• _DIRECTIVE_
Without the pictures, retype exactly the lines from the top of the entries below through the line that contains "from matplotlib.ticker import".

• _MATERIAL FOR THIS EXERCISE_
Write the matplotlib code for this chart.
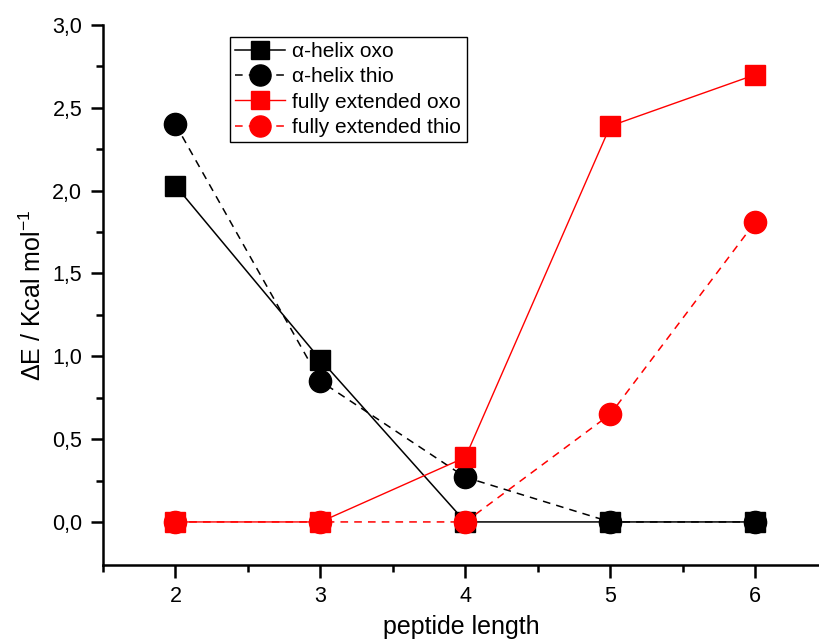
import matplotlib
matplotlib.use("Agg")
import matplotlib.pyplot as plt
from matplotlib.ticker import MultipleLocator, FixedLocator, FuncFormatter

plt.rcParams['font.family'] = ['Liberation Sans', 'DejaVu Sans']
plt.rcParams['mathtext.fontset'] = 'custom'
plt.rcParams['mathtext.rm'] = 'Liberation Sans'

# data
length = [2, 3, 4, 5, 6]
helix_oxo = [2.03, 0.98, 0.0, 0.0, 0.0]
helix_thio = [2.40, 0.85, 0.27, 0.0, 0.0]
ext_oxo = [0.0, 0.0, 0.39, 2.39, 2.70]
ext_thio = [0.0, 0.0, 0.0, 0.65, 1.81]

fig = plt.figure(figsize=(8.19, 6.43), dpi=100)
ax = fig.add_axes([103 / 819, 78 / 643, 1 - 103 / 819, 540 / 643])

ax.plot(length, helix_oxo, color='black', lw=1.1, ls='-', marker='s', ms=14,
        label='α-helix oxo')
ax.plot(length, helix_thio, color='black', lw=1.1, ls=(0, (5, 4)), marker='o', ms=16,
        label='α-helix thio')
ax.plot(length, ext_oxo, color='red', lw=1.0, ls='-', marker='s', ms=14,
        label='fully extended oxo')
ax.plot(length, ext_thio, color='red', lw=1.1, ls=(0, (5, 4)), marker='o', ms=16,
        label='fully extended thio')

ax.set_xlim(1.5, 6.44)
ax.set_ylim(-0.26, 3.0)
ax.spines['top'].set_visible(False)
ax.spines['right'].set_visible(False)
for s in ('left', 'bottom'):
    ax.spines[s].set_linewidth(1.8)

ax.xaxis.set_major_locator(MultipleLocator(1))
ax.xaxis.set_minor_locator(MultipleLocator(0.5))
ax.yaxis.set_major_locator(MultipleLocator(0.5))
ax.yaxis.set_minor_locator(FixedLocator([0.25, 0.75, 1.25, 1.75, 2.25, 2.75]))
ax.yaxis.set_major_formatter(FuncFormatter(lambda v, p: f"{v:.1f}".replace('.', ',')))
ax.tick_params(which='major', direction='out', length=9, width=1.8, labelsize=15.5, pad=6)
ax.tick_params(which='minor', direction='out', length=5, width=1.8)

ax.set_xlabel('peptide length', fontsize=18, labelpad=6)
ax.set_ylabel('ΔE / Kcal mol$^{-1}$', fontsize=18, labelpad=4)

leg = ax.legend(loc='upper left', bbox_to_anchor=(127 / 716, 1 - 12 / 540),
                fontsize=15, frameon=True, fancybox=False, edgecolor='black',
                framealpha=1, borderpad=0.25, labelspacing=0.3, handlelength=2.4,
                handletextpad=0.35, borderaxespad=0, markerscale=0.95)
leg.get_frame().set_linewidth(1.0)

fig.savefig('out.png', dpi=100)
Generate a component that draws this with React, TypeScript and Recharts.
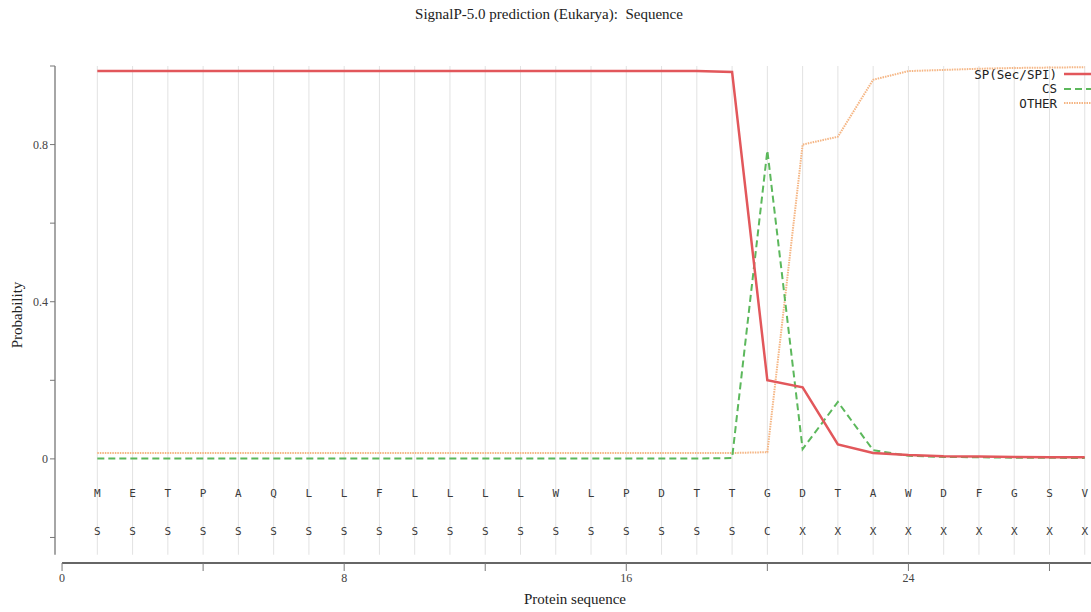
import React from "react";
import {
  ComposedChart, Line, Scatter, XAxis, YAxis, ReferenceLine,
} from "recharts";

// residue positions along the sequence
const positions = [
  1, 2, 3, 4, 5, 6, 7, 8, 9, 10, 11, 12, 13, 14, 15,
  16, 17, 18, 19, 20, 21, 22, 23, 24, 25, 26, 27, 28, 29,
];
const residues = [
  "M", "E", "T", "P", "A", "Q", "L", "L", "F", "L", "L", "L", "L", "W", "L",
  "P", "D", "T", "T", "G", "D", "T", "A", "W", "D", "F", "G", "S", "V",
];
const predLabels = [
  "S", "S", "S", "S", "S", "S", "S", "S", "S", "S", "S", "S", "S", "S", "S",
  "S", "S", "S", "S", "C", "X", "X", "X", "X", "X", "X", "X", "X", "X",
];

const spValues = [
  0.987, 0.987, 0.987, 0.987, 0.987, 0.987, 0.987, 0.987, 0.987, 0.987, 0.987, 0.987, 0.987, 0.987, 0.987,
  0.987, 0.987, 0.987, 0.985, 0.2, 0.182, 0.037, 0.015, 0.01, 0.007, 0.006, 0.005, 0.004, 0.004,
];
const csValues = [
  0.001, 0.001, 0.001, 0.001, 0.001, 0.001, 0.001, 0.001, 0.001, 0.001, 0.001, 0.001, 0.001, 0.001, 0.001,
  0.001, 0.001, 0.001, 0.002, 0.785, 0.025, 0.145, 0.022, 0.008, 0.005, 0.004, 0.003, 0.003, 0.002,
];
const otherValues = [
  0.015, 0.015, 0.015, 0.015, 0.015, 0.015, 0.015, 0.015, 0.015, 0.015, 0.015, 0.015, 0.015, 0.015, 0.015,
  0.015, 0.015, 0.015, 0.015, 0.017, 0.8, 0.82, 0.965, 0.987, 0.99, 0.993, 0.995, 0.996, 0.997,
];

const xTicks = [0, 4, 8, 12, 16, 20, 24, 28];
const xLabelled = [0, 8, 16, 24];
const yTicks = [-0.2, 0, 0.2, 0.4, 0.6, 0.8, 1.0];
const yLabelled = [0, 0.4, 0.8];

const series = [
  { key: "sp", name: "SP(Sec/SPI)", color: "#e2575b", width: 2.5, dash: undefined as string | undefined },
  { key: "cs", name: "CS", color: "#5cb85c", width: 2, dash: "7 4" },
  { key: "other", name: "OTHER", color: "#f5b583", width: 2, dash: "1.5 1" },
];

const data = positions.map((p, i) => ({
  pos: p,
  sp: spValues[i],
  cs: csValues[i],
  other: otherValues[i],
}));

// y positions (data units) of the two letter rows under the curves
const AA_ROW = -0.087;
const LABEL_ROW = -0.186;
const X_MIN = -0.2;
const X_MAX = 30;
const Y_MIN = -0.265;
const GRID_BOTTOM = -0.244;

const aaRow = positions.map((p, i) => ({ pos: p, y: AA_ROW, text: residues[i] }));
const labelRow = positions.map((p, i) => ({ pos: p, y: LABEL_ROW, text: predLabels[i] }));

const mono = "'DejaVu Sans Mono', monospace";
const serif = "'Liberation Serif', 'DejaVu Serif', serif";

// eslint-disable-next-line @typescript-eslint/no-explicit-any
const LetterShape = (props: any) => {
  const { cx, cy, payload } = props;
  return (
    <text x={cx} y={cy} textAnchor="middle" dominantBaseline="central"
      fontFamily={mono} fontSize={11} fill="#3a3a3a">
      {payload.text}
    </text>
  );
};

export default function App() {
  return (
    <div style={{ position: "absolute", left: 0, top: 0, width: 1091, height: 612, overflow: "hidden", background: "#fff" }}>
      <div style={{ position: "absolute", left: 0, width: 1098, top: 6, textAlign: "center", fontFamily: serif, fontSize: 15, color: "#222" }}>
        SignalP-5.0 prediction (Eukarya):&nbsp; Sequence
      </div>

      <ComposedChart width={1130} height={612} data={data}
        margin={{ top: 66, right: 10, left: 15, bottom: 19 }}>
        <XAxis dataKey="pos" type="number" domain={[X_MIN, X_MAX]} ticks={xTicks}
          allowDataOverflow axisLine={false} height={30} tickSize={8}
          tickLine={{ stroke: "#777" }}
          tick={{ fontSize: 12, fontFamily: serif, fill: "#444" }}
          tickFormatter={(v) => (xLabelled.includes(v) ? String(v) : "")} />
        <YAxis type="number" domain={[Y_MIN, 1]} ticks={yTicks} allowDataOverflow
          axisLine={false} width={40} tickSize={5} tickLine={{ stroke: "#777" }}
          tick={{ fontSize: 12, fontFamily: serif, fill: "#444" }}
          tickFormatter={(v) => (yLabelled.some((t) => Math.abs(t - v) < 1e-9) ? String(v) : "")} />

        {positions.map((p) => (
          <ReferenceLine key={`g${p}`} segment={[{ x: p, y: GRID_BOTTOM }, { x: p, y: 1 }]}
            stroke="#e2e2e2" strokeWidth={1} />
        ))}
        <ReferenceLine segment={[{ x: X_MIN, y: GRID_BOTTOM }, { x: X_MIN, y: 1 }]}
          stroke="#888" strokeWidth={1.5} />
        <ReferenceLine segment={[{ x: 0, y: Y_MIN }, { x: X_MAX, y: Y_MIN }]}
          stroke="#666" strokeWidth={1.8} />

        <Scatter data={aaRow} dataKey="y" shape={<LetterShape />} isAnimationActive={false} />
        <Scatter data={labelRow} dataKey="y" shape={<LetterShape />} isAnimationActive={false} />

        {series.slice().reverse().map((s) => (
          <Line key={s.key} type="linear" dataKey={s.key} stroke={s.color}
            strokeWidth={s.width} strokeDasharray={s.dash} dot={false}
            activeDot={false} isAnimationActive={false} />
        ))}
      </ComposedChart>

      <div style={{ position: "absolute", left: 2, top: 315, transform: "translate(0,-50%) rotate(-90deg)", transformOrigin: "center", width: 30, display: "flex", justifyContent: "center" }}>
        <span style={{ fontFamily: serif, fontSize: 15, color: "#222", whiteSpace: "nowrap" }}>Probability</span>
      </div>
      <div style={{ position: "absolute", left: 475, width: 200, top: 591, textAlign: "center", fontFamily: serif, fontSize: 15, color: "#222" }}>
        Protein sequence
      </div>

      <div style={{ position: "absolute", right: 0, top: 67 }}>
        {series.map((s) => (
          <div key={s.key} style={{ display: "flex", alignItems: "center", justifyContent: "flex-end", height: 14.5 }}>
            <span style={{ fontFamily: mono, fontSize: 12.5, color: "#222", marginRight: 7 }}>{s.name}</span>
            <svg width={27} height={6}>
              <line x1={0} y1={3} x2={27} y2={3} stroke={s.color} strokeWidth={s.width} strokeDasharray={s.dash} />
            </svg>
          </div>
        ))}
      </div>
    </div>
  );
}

• _REPLY_
Write the matplotlib code for this chart.
import matplotlib
matplotlib.use("Agg")
import matplotlib.pyplot as plt
from matplotlib.ticker import MultipleLocator, FixedLocator, FuncFormatter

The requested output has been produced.